It's now too obvious for any decent and intelligent person to deny. The New York Times is now a gutter rag, a yellow journal, full of sensationalism and lies and libels, happily distorting facts, omitting crucial facts and directly lying. The NYT habitually smears its designated enemies and, given the way Israel is treated in the Times, Israel must be its chief enemy.
Gilead Ini explains
the sins of the Times:
This week began as the last one ended — with more Palestinian stabbing attacks against Israeli Jews, and more dead. And yet, this information might surprise readers of The New York Times.
On Sunday, a 20-year-old Israeli woman was stabbed to death, another Israeli was rammed by a car and attacked with a knife and a third was assaulted by a knife-wielding teen affiliated with the Islamic Jihad terror group.
All three assailants were killed in the course of their attacks.
But the headline to the Times’ story about Sunday’s attacks did away with cause and effect, muddled victim and aggressor: “1 Israeli, 3 Palestinians Killed in Attacks in West Bank.” The online headline was later changed, but the print headline Monday morning was equally obtuse: “West Bank Faces Spate of Assaults That Kill 4.” The “West Bank” faced nothing. It was Israelis who faced assaults.
This was par for the course — and in some ways, even mild — for how the Times has covered the so-called “stabbing intifada,” the recent spate of Arab-on-Jewish murder.
Palestinian Authority President Mahmoud Abbas recently called on his people to protect Jerusalem holy sites from the “filthy feet” of Israeli Jews [emphasis added], and terrorists have heeded the call, taking to the streets to thrust knives into any Israeli they encounter — other recent stabbing victims include an 80-year-old woman and a 13-year-old boy on a bike [two female Arab terrorists attacked an Arab man in his seventies whom they mistook for a Jew--Eliyahu].
But even this incitement, and even this terror, is no match for the creativity of The New York Times. When a Palestinian assailant was caught on film last month wielding a knife and rushing at Israelis, before quickly being neutralized by Israeli security personnel, Times reporters simply avoided telling readers about the video.

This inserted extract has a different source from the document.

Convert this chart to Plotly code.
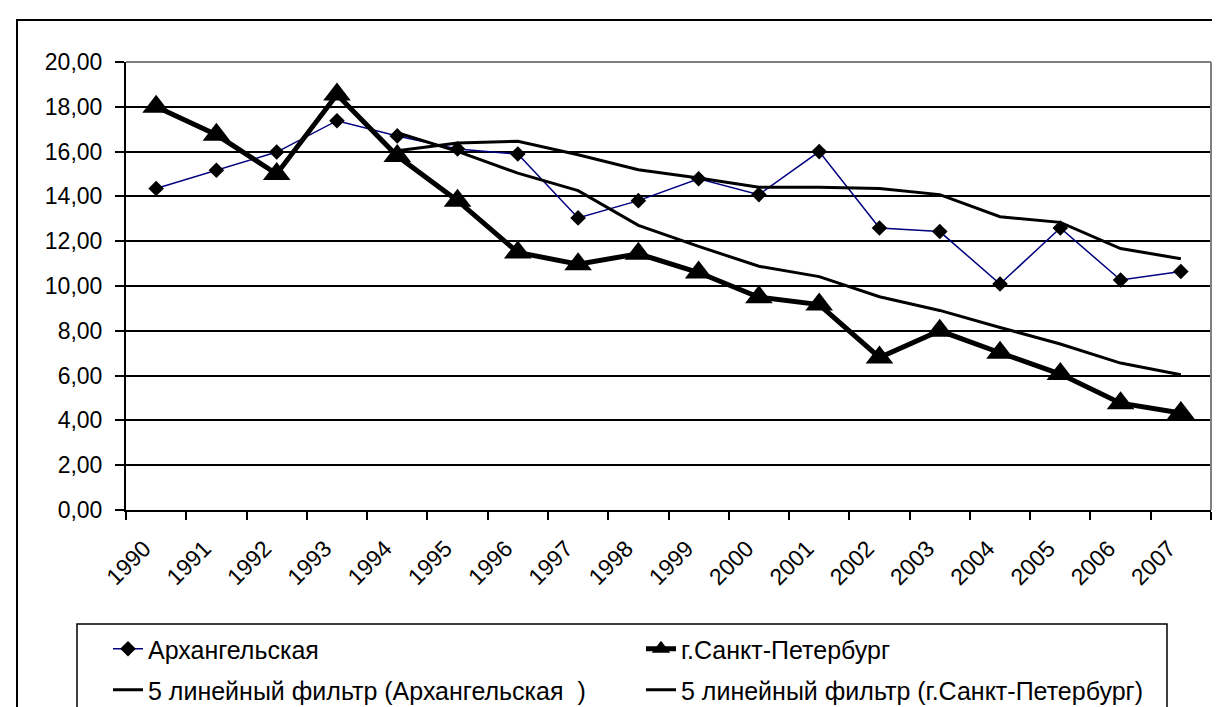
import plotly.graph_objects as go

years = [str(y) for y in range(1990, 2008)]
arkh = [14.35, 15.17, 15.98, 17.38, 16.70, 16.12, 15.89, 13.04, 13.81, 14.79, 14.08,
        16.0, 12.59, 12.43, 10.09, 12.59, 10.27, 10.65]
spb = [18.0, 16.75, 15.0, 18.55, 15.8, 13.81, 11.5, 10.97, 11.44, 10.6, 9.5,
       9.17, 6.81, 8.0, 7.02, 6.07, 4.77, 4.33]
ma_years = years[4:]
arkh_ma = [16.04, 16.38, 16.46, 15.86, 15.19, 14.82, 14.41, 14.41, 14.35, 14.08,
           13.09, 12.84, 11.67, 11.22]
spb_ma = [16.84, 16.01, 15.04, 14.26, 12.71, 11.77, 10.88, 10.42, 9.52, 8.91,
          8.15, 7.41, 6.56, 6.04]

names = ["Архангельская", "г.Санкт-Петербург",
         "5 линейный фильтр (Архангельская  )", "5 линейный фильтр (г.Санкт-Петербург)"]
y_ticks = [0, 2, 4, 6, 8, 10, 12, 14, 16, 18, 20]

W, H = 1220, 707
L, R, T, B = 118, 1203, 54, 502
FONT = "Liberation Sans, Arial, sans-serif"
FS = 23
LFS = 25


def px_x(x):
    return (x - L) / (R - L)


def px_y(y):
    return (B - y) / (B - T)


fig = go.Figure()
fig.add_trace(go.Scatter(x=years, y=arkh, name=names[0], mode="lines+markers",
                         line=dict(color="#000080", width=1.5),
                         marker=dict(symbol="diamond", size=12, color="black"),
                         legend="legend"))
fig.add_trace(go.Scatter(x=years, y=spb, name=names[1], mode="lines+markers",
                         line=dict(color="black", width=5),
                         marker=dict(symbol="triangle-up", size=24, color="black"),
                         legend="legend"))
fig.add_trace(go.Scatter(x=ma_years, y=arkh_ma, name=names[2], mode="lines",
                         line=dict(color="black", width=3), legend="legend2"))
fig.add_trace(go.Scatter(x=ma_years, y=spb_ma, name=names[3], mode="lines",
                         line=dict(color="black", width=3), legend="legend2"))

legend_common = dict(orientation="h", xanchor="left", yanchor="middle",
                     x=px_x(100), entrywidth=488, borderwidth=0,
                     bgcolor="rgba(0,0,0,0)",
                     font=dict(family=FONT, size=LFS, color="black"))

fig.update_layout(
    width=W, height=H,
    margin=dict(l=L, r=W - R, t=T, b=H - B, autoexpand=False),
    paper_bgcolor="white", plot_bgcolor="white",
    separators=", ",
    font=dict(family=FONT, size=FS, color="black"),
    xaxis=dict(type="category", categoryorder="array", categoryarray=years,
               range=[-0.5, 17.5], tickson="boundaries", ticks="outside",
               ticklen=8, tickwidth=2, tickcolor="black", tickangle=-45,
               ticklabelshift=-12, ticklabelstandoff=14,
               showline=True, linecolor="black", linewidth=2, showgrid=False,
               zeroline=False, tickfont=dict(family=FONT, size=FS, color="black")),
    yaxis=dict(range=[0, 20], tickvals=y_ticks, tickformat=".2f",
               ticks="outside", ticklen=9, tickwidth=2, tickcolor="black",
               showline=True, linecolor="black", linewidth=2,
               showgrid=True, gridcolor="black", gridwidth=1.5, zeroline=False,
               ticklabelstandoff=8,
               tickfont=dict(family=FONT, size=FS, color="black")),
    legend=dict(**legend_common, y=px_y(641)),
    legend2=dict(**legend_common, y=px_y(682)),
    shapes=[
        dict(type="rect", xref="paper", yref="paper",
             x0=px_x(9), x1=px_x(1230), y0=px_y(720), y1=px_y(12),
             line=dict(color="black", width=2), fillcolor="rgba(0,0,0,0)", layer="below"),
        dict(type="line", xref="paper", yref="paper", x0=0, x1=1, y0=1, y1=1,
             line=dict(color="#808080", width=2)),
        dict(type="line", xref="paper", yref="paper", x0=1, x1=1, y0=0, y1=1,
             line=dict(color="#808080", width=2)),
        dict(type="rect", xref="paper", yref="paper",
             x0=px_x(69), x1=px_x(1159), y0=px_y(703), y1=px_y(616),
             line=dict(color="black", width=1.5), fillcolor="rgba(0,0,0,0)"),
    ],
)

fig.write_html("out.html")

And instead of mentioning this incriminating piece of evidence, they repeatedly cited false Palestinian allegations that Israelis planted the knife next to the “innocent” attacker. Creatively, and unethically, they turned an empirical fact into an unknowable case of police vs. “witness.”
When Israel released a photo of the butterfly knife held by the attacker, the Times’ bureau chief in Jerusalem absurdly called it a “Boy Scout” knife. Again, it was a masterstroke of creativity. Butterfly knives are infamous for being flipped back and forth by ’80s movie villains, and are illegal in several US states and in countries around the world. To confuse a butterfly knife with a Boy Scout knife is to confuse nunchucks with a nun’s ruler.

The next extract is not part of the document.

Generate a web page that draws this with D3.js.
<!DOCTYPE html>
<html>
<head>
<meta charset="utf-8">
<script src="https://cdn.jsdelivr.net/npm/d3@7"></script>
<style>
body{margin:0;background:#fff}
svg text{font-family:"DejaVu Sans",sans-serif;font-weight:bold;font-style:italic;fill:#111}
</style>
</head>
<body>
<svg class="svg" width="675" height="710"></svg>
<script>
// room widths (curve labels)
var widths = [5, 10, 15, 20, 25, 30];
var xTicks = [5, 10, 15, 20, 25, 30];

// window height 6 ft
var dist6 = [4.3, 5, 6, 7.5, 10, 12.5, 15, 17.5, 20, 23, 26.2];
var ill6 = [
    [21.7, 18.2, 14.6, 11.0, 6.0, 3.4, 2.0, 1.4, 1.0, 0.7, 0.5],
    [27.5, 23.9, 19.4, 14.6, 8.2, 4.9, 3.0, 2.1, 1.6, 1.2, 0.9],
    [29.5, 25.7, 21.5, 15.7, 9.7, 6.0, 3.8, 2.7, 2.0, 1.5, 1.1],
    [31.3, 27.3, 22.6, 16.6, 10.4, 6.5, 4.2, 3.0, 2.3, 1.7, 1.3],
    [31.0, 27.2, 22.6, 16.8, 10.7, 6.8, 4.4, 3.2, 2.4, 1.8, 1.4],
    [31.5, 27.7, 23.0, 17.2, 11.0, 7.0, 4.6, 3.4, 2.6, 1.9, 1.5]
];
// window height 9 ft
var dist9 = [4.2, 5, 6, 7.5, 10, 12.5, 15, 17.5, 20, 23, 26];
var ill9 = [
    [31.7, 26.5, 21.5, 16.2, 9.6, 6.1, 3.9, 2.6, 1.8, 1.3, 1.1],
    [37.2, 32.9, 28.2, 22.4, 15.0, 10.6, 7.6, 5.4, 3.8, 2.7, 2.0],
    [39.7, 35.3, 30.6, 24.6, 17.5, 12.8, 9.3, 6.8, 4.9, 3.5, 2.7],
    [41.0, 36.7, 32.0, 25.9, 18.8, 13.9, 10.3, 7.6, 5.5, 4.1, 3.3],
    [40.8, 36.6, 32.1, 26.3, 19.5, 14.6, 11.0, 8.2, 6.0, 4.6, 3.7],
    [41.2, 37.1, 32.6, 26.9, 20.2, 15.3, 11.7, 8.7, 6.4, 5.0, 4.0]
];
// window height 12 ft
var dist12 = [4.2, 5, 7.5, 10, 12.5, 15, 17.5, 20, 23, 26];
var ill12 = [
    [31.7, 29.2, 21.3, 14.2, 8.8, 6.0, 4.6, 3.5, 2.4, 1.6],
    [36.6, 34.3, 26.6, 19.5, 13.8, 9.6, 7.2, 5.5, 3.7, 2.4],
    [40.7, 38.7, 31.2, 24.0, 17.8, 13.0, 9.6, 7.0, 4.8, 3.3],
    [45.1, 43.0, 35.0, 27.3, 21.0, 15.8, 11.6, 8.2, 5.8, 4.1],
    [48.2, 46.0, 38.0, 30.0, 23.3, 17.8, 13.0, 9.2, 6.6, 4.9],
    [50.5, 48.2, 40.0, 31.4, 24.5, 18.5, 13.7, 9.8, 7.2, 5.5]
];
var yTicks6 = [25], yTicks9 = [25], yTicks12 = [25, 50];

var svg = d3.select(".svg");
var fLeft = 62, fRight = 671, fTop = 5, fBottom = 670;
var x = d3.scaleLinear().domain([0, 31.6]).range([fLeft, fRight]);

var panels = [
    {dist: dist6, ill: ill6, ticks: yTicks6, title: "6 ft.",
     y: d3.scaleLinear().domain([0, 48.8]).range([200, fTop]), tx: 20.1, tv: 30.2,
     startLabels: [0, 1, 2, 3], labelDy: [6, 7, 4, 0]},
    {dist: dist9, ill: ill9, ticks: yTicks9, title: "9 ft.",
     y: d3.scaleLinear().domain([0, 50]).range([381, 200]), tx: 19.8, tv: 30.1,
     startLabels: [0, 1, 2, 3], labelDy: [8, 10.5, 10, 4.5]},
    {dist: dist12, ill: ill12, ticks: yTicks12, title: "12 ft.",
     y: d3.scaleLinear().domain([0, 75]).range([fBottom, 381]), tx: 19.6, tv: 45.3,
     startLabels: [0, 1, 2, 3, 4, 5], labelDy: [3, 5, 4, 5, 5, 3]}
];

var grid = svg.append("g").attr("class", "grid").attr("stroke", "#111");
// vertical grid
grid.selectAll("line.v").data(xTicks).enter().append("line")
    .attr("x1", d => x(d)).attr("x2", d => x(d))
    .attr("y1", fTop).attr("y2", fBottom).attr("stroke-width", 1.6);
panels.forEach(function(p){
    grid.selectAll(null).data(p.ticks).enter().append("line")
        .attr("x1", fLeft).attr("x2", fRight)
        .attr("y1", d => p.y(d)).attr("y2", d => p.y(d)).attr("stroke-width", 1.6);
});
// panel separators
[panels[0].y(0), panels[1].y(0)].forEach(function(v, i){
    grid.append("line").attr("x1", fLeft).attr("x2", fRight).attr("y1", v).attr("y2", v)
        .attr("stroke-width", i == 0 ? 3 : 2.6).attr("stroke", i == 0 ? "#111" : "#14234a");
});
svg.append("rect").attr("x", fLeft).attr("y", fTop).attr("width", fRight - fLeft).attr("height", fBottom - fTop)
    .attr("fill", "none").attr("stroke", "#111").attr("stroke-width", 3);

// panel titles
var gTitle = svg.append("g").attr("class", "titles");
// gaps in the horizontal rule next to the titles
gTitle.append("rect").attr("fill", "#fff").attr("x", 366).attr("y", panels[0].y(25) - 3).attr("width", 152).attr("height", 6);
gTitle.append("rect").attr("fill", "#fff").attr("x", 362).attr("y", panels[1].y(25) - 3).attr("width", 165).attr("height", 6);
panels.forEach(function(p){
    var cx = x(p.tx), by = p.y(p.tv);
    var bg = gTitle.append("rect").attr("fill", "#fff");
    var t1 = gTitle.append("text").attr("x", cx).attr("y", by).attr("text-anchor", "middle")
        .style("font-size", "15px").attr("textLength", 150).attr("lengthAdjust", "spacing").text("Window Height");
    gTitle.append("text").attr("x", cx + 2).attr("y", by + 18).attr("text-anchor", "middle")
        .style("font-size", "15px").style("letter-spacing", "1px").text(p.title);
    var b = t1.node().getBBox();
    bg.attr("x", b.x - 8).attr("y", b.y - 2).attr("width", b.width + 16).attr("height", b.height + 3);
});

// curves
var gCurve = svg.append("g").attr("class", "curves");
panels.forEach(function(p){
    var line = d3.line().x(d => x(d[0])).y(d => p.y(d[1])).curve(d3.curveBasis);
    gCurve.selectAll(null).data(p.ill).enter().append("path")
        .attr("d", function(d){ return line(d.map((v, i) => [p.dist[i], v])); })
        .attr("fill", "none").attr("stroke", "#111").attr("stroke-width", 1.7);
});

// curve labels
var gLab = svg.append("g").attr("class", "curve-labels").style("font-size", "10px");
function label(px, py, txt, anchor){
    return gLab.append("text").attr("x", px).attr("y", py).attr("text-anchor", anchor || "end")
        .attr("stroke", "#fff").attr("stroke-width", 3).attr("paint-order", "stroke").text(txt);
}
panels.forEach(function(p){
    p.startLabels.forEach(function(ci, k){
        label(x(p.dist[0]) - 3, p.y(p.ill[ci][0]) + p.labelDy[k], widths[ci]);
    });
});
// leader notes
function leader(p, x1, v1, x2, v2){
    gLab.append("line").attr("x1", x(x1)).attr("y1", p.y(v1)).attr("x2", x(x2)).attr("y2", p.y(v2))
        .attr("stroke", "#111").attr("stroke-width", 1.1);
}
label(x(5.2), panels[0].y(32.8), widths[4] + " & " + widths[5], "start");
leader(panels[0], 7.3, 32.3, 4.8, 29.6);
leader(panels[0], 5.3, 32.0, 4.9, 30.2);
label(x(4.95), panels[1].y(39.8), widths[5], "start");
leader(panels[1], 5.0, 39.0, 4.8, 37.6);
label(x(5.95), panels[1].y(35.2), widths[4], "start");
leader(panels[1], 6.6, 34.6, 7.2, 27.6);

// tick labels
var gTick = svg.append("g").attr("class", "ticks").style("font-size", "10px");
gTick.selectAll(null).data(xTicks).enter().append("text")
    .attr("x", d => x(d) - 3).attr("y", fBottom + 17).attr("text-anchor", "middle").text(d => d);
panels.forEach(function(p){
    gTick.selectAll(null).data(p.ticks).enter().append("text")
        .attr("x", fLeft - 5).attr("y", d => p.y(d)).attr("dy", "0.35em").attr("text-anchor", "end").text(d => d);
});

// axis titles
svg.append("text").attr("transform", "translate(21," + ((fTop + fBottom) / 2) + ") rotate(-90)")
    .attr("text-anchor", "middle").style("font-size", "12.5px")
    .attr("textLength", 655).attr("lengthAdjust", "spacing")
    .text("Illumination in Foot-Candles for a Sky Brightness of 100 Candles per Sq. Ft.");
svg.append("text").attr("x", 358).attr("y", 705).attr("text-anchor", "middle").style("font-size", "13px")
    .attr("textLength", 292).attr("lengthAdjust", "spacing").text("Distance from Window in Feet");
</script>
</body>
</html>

Similarly, after Palestinians stoned a Jewish car, resulting in the death of the driver, a reporter insisted they weren’t attacking the Israeli but merely pelting “the road he was driving on.” The death, reporters insisted, was an “accident.” Attacking the asphalt? A Boy Scout knife? Such verbal ingenuity might be commendable in creative writing. In journalism, it’s an embarrassment.
And so was the newspaper’s recent suggestion that there might never have been a temple on Jerusalem’s Temple Mount, despite unanimity among serious scholars to the contrary. [Read more
here]. - - - - - - - - - - - - - - - - -
Gilead Ini shows some of the tricks that the Times uses: avoiding or deemphasizing facts that don't fit the pro-PLO/PA narrative, distorting little facts, direct lies little and big, omitting crucial facts that don't fit the narrative, and so on. You do remember that the NYT's motto is: All the news that's fit to print. What is not fit to print is what does not fit the narrative, the sob story that the Palestinian Arab leadership and their Western psywar, cogwar, and PR advisors have concocted to make the Palestinian Arabs look innocent and put upon by those inherently mean Jews or Zionists. The Times even put words into the mouth of a famous public figure, the pope, so as to support the usual NYT pro- Arab, pro-PLO/PA prejudice. And we can go on.
Meanwhile, see these two previous posts on Emet m'Tsiyon,
here and
here. These posts both deal with the NYT falsifying what the pope said to PLO/PA chief Mahmud Abbas (his
nom de guerre is Abu Mazen). They somewhat changed their story when several sites on the Web --including yours truly-- pointed out their error. And they made a half-way, insincere apology for their deliberate lie. It is foolish to see the Times as a reliable news site. It is worse than unreliable. It is a gutter journal, full of hatred and venom, and false, hypocritical morality.